Exercise aim: Count how many lines of the material hold "chart". Respond with that number alone.

╭──

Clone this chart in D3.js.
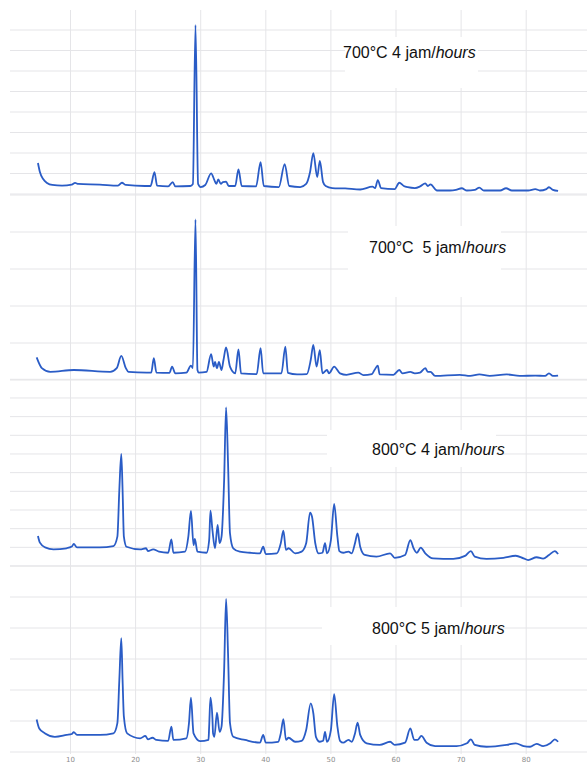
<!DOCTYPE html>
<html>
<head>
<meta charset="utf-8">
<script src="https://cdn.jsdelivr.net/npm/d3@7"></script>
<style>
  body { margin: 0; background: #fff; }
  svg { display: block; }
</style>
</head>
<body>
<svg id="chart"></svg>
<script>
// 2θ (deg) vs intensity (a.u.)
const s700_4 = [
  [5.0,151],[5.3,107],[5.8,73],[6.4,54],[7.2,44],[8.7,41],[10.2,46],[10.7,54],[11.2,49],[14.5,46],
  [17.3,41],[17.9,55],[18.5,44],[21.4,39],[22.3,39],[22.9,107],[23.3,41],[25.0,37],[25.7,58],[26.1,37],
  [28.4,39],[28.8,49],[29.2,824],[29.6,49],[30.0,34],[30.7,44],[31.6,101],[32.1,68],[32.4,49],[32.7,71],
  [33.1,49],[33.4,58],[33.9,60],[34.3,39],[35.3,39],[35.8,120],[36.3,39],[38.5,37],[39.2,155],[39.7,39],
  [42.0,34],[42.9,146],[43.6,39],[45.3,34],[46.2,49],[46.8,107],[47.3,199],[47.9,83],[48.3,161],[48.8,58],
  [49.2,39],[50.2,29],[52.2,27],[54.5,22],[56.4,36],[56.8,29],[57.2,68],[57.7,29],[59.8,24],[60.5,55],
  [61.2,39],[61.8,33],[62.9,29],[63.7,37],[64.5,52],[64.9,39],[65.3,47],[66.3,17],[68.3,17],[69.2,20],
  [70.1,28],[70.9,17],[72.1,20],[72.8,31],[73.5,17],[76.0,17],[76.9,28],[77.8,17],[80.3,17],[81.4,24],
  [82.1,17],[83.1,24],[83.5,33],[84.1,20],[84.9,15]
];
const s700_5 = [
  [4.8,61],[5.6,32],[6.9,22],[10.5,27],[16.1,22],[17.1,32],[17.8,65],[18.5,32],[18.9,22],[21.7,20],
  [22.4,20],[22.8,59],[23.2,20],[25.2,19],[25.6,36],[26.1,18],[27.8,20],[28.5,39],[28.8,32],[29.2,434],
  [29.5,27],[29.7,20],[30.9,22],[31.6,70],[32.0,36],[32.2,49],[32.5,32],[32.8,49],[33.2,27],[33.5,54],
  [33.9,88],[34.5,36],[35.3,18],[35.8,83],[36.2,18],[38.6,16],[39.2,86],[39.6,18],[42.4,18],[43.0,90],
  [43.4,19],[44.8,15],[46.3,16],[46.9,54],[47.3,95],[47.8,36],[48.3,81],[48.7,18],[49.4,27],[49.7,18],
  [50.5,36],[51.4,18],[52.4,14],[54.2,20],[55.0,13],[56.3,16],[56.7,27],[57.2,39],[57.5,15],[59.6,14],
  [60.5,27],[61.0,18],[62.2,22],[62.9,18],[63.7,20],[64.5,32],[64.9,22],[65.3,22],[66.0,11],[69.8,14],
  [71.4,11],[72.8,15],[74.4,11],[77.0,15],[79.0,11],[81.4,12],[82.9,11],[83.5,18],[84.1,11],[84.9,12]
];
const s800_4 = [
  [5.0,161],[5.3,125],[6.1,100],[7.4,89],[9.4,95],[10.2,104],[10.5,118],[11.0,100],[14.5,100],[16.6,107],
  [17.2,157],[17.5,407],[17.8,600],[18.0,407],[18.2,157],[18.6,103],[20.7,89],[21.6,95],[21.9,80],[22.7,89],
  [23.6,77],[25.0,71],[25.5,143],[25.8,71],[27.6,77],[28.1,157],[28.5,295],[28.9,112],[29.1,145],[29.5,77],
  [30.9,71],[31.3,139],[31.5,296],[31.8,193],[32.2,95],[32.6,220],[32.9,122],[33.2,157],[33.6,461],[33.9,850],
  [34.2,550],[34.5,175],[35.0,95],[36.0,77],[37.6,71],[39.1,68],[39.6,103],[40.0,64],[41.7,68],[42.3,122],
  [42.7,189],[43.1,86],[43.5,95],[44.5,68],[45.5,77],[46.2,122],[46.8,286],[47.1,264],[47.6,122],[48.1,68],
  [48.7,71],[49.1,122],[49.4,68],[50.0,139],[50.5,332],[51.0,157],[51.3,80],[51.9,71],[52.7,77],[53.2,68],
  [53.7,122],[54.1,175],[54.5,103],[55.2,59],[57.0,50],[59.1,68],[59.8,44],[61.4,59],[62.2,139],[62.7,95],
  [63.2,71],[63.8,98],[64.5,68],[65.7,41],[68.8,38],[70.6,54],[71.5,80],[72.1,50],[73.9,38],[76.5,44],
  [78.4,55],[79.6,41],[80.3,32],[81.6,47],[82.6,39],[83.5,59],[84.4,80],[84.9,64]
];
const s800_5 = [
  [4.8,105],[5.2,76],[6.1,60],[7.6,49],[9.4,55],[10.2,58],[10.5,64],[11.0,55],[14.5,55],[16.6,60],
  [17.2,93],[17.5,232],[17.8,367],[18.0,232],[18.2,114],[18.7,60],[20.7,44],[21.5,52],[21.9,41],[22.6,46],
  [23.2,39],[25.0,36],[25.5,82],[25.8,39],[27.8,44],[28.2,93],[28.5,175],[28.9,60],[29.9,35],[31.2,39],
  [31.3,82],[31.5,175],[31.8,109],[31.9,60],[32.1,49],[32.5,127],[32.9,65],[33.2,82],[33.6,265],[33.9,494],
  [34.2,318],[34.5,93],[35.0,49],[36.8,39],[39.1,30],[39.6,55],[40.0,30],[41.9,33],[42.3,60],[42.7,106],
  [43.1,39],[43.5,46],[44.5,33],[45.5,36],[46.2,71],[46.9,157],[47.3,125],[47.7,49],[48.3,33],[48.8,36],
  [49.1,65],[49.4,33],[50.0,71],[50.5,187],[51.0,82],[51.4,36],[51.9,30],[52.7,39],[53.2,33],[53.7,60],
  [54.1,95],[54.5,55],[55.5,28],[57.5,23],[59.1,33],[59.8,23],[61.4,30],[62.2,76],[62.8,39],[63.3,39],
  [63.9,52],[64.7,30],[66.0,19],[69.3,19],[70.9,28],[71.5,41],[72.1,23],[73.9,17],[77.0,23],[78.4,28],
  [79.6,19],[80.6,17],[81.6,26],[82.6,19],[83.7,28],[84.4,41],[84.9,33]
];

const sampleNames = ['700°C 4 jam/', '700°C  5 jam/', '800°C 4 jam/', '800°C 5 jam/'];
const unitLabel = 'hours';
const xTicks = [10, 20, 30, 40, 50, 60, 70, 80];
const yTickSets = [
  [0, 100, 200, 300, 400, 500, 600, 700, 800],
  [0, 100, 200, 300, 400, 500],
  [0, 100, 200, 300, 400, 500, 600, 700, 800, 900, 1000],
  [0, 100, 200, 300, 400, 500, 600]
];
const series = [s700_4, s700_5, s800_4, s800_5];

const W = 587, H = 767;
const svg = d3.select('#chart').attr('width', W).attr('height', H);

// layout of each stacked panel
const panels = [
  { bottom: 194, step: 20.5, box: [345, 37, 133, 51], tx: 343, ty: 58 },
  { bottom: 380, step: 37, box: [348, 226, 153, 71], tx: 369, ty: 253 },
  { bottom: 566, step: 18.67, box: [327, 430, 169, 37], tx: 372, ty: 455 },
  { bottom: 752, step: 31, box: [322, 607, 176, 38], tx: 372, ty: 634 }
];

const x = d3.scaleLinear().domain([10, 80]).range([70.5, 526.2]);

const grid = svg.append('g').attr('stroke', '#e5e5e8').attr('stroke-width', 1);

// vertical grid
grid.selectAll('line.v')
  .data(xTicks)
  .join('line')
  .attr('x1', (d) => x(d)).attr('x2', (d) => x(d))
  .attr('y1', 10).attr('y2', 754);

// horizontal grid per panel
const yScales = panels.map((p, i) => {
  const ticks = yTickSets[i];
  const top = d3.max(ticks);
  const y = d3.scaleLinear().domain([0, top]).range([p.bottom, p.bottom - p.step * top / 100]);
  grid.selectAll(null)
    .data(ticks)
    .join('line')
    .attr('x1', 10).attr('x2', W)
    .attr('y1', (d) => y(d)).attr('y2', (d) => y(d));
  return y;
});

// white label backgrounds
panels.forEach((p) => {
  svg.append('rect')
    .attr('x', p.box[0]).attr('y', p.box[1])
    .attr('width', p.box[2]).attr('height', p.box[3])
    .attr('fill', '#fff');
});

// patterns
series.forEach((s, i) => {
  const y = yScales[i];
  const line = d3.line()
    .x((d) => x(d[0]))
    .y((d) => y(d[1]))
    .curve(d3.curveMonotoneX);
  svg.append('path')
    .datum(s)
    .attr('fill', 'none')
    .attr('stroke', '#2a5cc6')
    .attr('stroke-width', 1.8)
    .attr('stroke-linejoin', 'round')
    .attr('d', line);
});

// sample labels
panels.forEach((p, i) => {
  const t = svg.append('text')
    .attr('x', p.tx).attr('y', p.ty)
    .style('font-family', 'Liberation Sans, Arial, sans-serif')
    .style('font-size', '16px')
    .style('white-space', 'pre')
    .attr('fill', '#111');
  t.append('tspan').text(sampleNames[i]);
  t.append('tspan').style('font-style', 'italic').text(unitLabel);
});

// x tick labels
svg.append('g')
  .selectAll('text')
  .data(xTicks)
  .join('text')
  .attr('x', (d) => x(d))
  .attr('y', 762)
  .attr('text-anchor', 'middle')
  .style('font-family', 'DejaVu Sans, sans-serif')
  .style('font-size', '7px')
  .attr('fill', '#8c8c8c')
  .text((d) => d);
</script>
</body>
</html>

╰──

Response to this exercise: 3